It’s the time of year where we tend to give gifts. Without getting into religious significance, capitalism gone rail-less or any other postmodern political consideration, we can probably agree that giving and getting gifts, no matter what the motivation, really isn’t a bad thing. At root, a gift is a show of affection, if not love. We decided to put together a list of those things we’d love to find wrapped and our names affixed. This is the time of year we are at least permitted to dream, right?
The “new” Specialized Allez: The amount of work Mark DiNucci put into this thing strains the imagination, not to mention the work ethic. I don’t know when we’ll see the steel frame as thoroughly re-thought again. The intersection of R&D budget (thanks to the big, red S) and unfettered creativity (courtesy one of the bike biz’s most experienced, if not knowledgeable, engineers) resulted in a bike that any cyclist without brain damage should be drooling over.
A Co-Motion Periscope Tandem: There are a few tandem makers out there that do a great job. I have a particular affection for Co-Motion due to the innovation that led to the Periscope, a tandem that can capably deal with riders of nearly any height. I’m dreaming of the day when I can go for a tandem ride with either Mini-Shred or the Deuce.
The Silca Super Pista Ultimate: Try to forget for a moment that this thing goes for what we used to spend on a set of wheels and just consider that this pump is the product of a very bright person doing his dead level best to create cycling’s finest-ever floor pump. For anyone who professes to love excellence, this is the bike biz’s intersection between workable tech and jewelry.
A Week in Santa Cruz: I’m just back from having spent a couple of days there. Every ride I do in the area tops the last. The mountain biking is plentiful, better than most places I’ve ever ridden (including Marin County) and nearly all of it is legal (unlike Marin County). The dirt road riding is so good it tempts you to put 28s on all your bikes. So while you can’t actually give someone a week, I’d be okay with a seven-day pass to a decent hotel downtown.
A 20-inch wheel BMX bike with a really tiny frame: Okay, so this one isn’t really for me. I’d like it for Mini-Shred. He’s not big enough to graduate to BMX bikes, but I recall how years ago GT and Dyno offered 20-inch wheel BMX bikes with a smaller frame.
The Zipp 404 Firestrike Wheels: The world is full of fast wheels. Occasionally, a set of wheels makes a case for its superiority. The 404 Firestrike is one such set of wheels.
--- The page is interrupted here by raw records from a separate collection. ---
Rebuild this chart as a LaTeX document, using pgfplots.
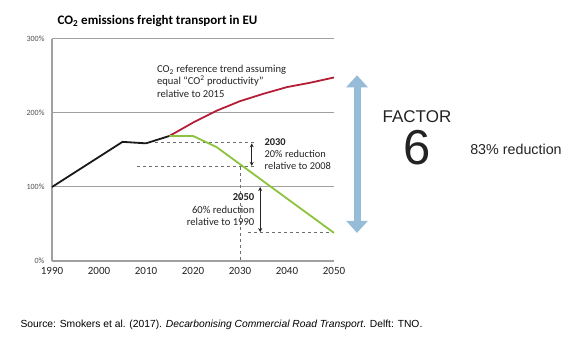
\documentclass[border=0pt]{standalone}
\usepackage{pgfplots}
\pgfplotsset{compat=1.18}
\usepackage{fontspec}
\setmainfont{Carlito}
\newfontfamily\arial{Liberation Sans}
\usetikzlibrary{arrows.meta}
\definecolor{axgray}{RGB}{160,160,160}
\definecolor{dashgray}{RGB}{110,110,110}
\definecolor{refred}{RGB}{180,30,55}
\definecolor{tgtgreen}{RGB}{140,195,60}
\definecolor{bigblue}{RGB}{150,188,215}
\definecolor{txt}{RGB}{35,35,35}
\begin{document}
\begin{tikzpicture}
\path[use as bounding box] (0,0) rectangle (571pt,351pt);
\begin{axis}[
  at={(52pt,90pt)}, anchor=south west,
  scale only axis, width=282pt, height=222pt,
  xmin=1990, xmax=2050, ymin=0, ymax=300,
  clip=false,
  axis lines=left,
  axis line style={axgray, line width=1.1pt, -},
  xtick={1990,2000,...,2050},
  ytick={0,100,200,300},
  yticklabels={0\%,100\%,200\%,300\%},
  major tick length=0pt,
  ymajorgrids,
  grid style={axgray, line width=1pt},
  /pgf/number format/1000 sep={},
  /pgf/number format/assume math mode=true,
  xticklabel style={font=\fontsize{11}{12}\selectfont, text=txt, yshift=-3pt},
  yticklabel style={font=\fontsize{8}{9}\selectfont, text=txt!80, xshift=-4pt},
]
% dashed reference lines
\draw[dashgray, line width=0.8pt, dash pattern=on 3pt off 3pt] (axis cs:2012,160) -- (axis cs:2033.2,160);
\draw[dashgray, line width=0.8pt, dash pattern=on 3pt off 3pt] (axis cs:2008,127.5) -- (axis cs:2033.2,127.5);
\draw[dashgray, line width=0.8pt, dash pattern=on 3pt off 3pt] (axis cs:2030,127.5) -- (axis cs:2030,0);
\draw[dashgray, line width=0.8pt, dash pattern=on 3pt off 3pt] (axis cs:2031.7,38) -- (axis cs:2050,38);
% arrows
\draw[txt, line width=0.9pt, {Stealth[length=4pt,width=4pt]}-{Stealth[length=4pt,width=4pt]}] (axis cs:2032.5,159) -- (axis cs:2032.5,128.5);
\draw[txt, line width=0.9pt, {Stealth[length=4pt,width=4pt]}-{Stealth[length=4pt,width=4pt]}] (axis cs:2034.3,100) -- (axis cs:2034.3,39);
% data
\addplot[black!90, line width=1.8pt] coordinates {(1990,100) (2005,161) (2010,159) (2015,169)};
\addplot[refred, line width=1.8pt] coordinates {(2015,169) (2020,187) (2025,203) (2030,216) (2035,226) (2040,235) (2045,241) (2050,248)};
\addplot[tgtgreen, line width=1.8pt] coordinates {(2015,169) (2020,169) (2025,154) (2050,38)};
% big arrow
\draw[bigblue, line width=7pt, {Triangle[width=21pt,length=12pt]}-{Triangle[width=21pt,length=12pt]}] (axis cs:2054.9,251) -- (axis cs:2054.9,38);
% annotations
\node[anchor=west, align=left, font=\fontsize{10.6}{12.3}\selectfont, text=txt] at (axis cs:2011.6,243)
  {CO\textsubscript{2} reference trend assuming\\equal “CO\textsuperscript{2} productivity”\\relative to 2015};
\node[anchor=west, align=left, font=\fontsize{10.4}{12.3}\selectfont, text=txt] at (axis cs:2034.5,144.5)
  {\textbf{2030}\\20\% reduction\\relative to 2008};
\node[anchor=east, align=right, font=\fontsize{10.6}{12.3}\selectfont, text=txt] at (axis cs:2033.8,69.5)
  {\textbf{2050}\\60\% reduction\\relative to 1990};
\end{axis}
% title
\node[font=\bfseries\fontsize{13}{15}\selectfont, text=black] at (157.5pt,330pt) {CO\textsubscript{2} emissions freight transport in EU};
% factor text
\node[font=\arial\fontsize{17}{19}\selectfont, text=txt] at (417pt,234pt) {FACTOR};
\node[font=\arial\fontsize{49}{50}\selectfont, text=txt] at (417pt,203pt) {6};
\node[font=\arial\fontsize{14.3}{16}\selectfont, text=txt] at (516pt,202pt) {83\% reduction};
% source
\node[anchor=west, font=\arial\fontsize{10.3}{12}\selectfont, text=black] at (17pt,26pt)
  {Source: Smokers et al. (2017). \textit{Decarbonising Commercial Road Transport}. Delft: TNO.};
\end{tikzpicture}
\end{document}
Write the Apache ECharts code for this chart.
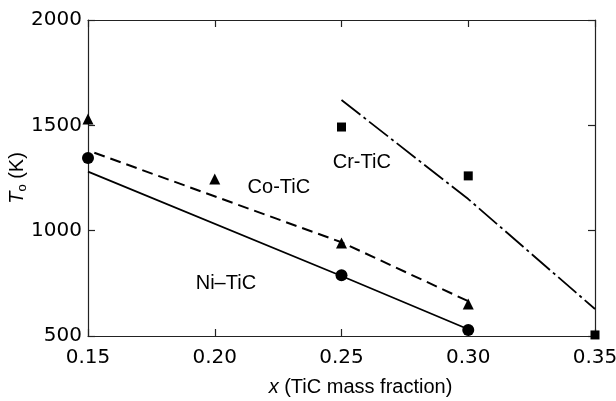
<!DOCTYPE html>
<html>
<head>
    <meta charset="utf-8">
    <title>T0 vs TiC mass fraction</title>
    <script src="https://cdn.jsdelivr.net/npm/echarts@6/dist/echarts.min.js"></script>
    <style>
        body { margin: 0; background: #fff; }
    </style>
</head>
<body>
<div id="main" style="width: 616px;height:401px;"></div>

<script type="text/javascript">
    // measured points
    var coX = [0.15, 0.20, 0.25, 0.30];
    var coT = [1530, 1245, 942, 652];
    var niX = [0.15, 0.25, 0.30];
    var niT = [1345, 788, 528];
    var crX = [0.25, 0.30, 0.35];
    var crT = [1492, 1260, 505];

    // drawn curves
    var coLineX = [0.1525, 0.25, 0.30];
    var coLineT = [1370, 945, 665];
    var niLineX = [0.15, 0.25, 0.30];
    var niLineT = [1280, 785, 532];
    var crLineX = [0.25, 0.30, 0.35];
    var crLineT = [1620, 1150, 628];

    // curve names and where they sit
    var labelText = ['Co-TiC', 'Cr-TiC', 'Ni–TiC'];
    var labelX = [0.2253, 0.258, 0.2044];
    var labelT = [1203, 1326, 751];

    var xTicks = [0.15, 0.20, 0.25, 0.30, 0.35];
    var yTicks = [500, 1000, 1500, 2000];

    function pairs(xs, ys) {
        var out = [];
        for (var i = 0; i < xs.length; i++) {
            out.push([xs[i], ys[i]]);
        }
        return out;
    }

    var myChart = echarts.init(document.getElementById('main'));

    var font = '"Liberation Sans", Arial, sans-serif';
    var tickFont = '"DejaVu Sans", sans-serif';
    var ink = '#000';

    var axisBase = {
        type: 'value',
        axisLine: { show: true, lineStyle: { color: '#222', width: 1.2 } },
        axisTick: { show: true, inside: true, length: 7, lineStyle: { color: '#222', width: 1.2 } },
        splitLine: { show: false }
    };

    var labels = [];
    for (var i = 0; i < labelText.length; i++) {
        labels.push({ value: [labelX[i], labelT[i]], name: labelText[i] });
    }

    var option = {
        animation: false,
        grid: { left: 88, right: 21, top: 20, bottom: 65, containLabel: false, outerBoundsMode: 'none' },
        xAxis: [
            Object.assign({}, axisBase, {
                min: xTicks[0], max: xTicks[xTicks.length - 1], interval: 0.05,
                name: '{i|x} (TiC mass fraction)',
                nameLocation: 'middle',
                nameGap: 41,
                nameMoveOverlap: false,
                nameTextStyle: {
                    color: ink, fontSize: 20, fontFamily: font,
                    padding: [0, 0, 0, 38],
                    rich: {
                        i: { fontStyle: 'italic', fontSize: 20, fontFamily: font, color: ink }
                    }
                },
                axisLabel: {
                    color: ink, fontSize: 20, fontFamily: tickFont, margin: 12,
                    formatter: function (v) { return v.toFixed(2); }
                }
            }),
            Object.assign({}, axisBase, {
                position: 'top',
                min: xTicks[0], max: xTicks[xTicks.length - 1], interval: 0.05,
                axisLabel: { show: false }
            })
        ],
        yAxis: [
            Object.assign({}, axisBase, {
                min: yTicks[0], max: yTicks[yTicks.length - 1], interval: 500,
                name: '{t|T}{s|o} (K)',
                nameLocation: 'middle',
                nameGap: 59,
                nameMoveOverlap: false,
                nameTextStyle: {
                    color: ink, fontSize: 20, fontFamily: font,
                    rich: {
                        t: { fontStyle: 'italic', fontSize: 20, fontFamily: font, color: ink },
                        s: { fontSize: 13, fontFamily: font, color: ink, padding: [10, 0, 0, 0] }
                    }
                },
                axisLabel: {
                    color: ink, fontSize: 20, fontFamily: tickFont, margin: 6,
                    formatter: function (v) { return String(v); }
                }
            }),
            Object.assign({}, axisBase, {
                position: 'right',
                min: yTicks[0], max: yTicks[yTicks.length - 1], interval: 500,
                axisLabel: { show: false }
            })
        ],
        series: [
            {
                name: 'Ni-TiC fit', type: 'line', data: pairs(niLineX, niLineT),
                showSymbol: false, symbol: 'none',
                lineStyle: { color: ink, width: 1.8, type: 'solid' }
            },
            {
                name: 'Co-TiC fit', type: 'line', data: pairs(coLineX, coLineT),
                showSymbol: false, symbol: 'none',
                lineStyle: { color: ink, width: 2, type: [11, 6] }
            },
            {
                name: 'Cr-TiC fit', type: 'line', data: pairs(crLineX, crLineT),
                showSymbol: false, symbol: 'none',
                lineStyle: { color: ink, width: 1.8, type: [24, 4, 3, 4] }
            },
            {
                name: 'Co-TiC', type: 'scatter', data: pairs(coX, coT),
                symbol: 'triangle', symbolSize: 11,
                itemStyle: { color: ink, opacity: 1 }
            },
            {
                name: 'Ni-TiC', type: 'scatter', data: pairs(niX, niT),
                symbol: 'circle', symbolSize: 12,
                itemStyle: { color: ink, opacity: 1 }
            },
            {
                name: 'Cr-TiC', type: 'scatter', data: pairs(crX, crT),
                symbol: 'rect', symbolSize: 9,
                itemStyle: { color: ink, opacity: 1 }
            },
            {
                name: 'labels', type: 'scatter', data: labels,
                symbolSize: 0, silent: true,
                itemStyle: { opacity: 1 },
                label: {
                    show: true, position: 'inside',
                    formatter: '{b}',
                    color: ink, fontSize: 20, fontFamily: font,
                    textBorderWidth: 0
                }
            }
        ]
    };

    myChart.setOption(option);
</script>
</body>
</html>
That Zipp says these wheels are both faster than their 404 Firecrest, which is the fastest wheelset I’ve ridden, and more stable in crosswinds, well, I’m all in. Those wheels, my Bishop, I’m ready.
The Assos Equipe Bibs: We’ve already reviewed these bibs here. At $270, the best shot most people will have for getting a set is probably Christmas. The thing about these bibs is that nothing comes close to this level of quality at this price. As a matter of fact, the only bibs that are any better are made by Assos and are more expensive.
A pair of D2 Shoes: You don’t have to have a foot as weird as mine to appreciate all that comes with custom work. Don Lamson, the force behind D2, was also behind Lamson. I put more than 30,000 miles on a pair of Lamsons, and was depressed about my riding for most of a season when I had to finally retire them. A pair with orthotics goes for $1250, but they are likely to last at least twice as long as any production shoe you’d buy, so the value is difficult to deny.
Single Track High: I was going to say something nice about the great documentary concerning the National Interscholastic Cycling Association. I’ve watched it twice and seeing those kids light up thanks to cycling gets me choked up to the point of tears. Yes, cycling makes me cry the way romances are supposed to (and don’t). So while I can recommend Single Track High to any cyclist anywhere, this is my wish list and what I’d really like is a seven-figure endowment so I can give out bikes to kids who can’t afford to buy them.
Stageone Sports Clothing: I love wearing cycling kit that looks good and functions without parallel. Joe Yule, the designer behind the RKP logo, kit and a few of our T-shirts, not to mention this little band of renegades called Garmin-Sharp, is the resident creative force driving Stageone Sports, a custom cycling apparel company. There are lots of great custom apparel companies, but Stageone is different in that it comes with arguably the cycling jersey’s finest graphic designer ever. And to get his talent, you’ve got to buy their clothing (unless your name is Jonathan Vaughters). I’d love to do a micro run of kits with him for one little idea I had to commemorate the “Enter the Deuce” series. Totally insider, rare unto collectable. That would be the coolest.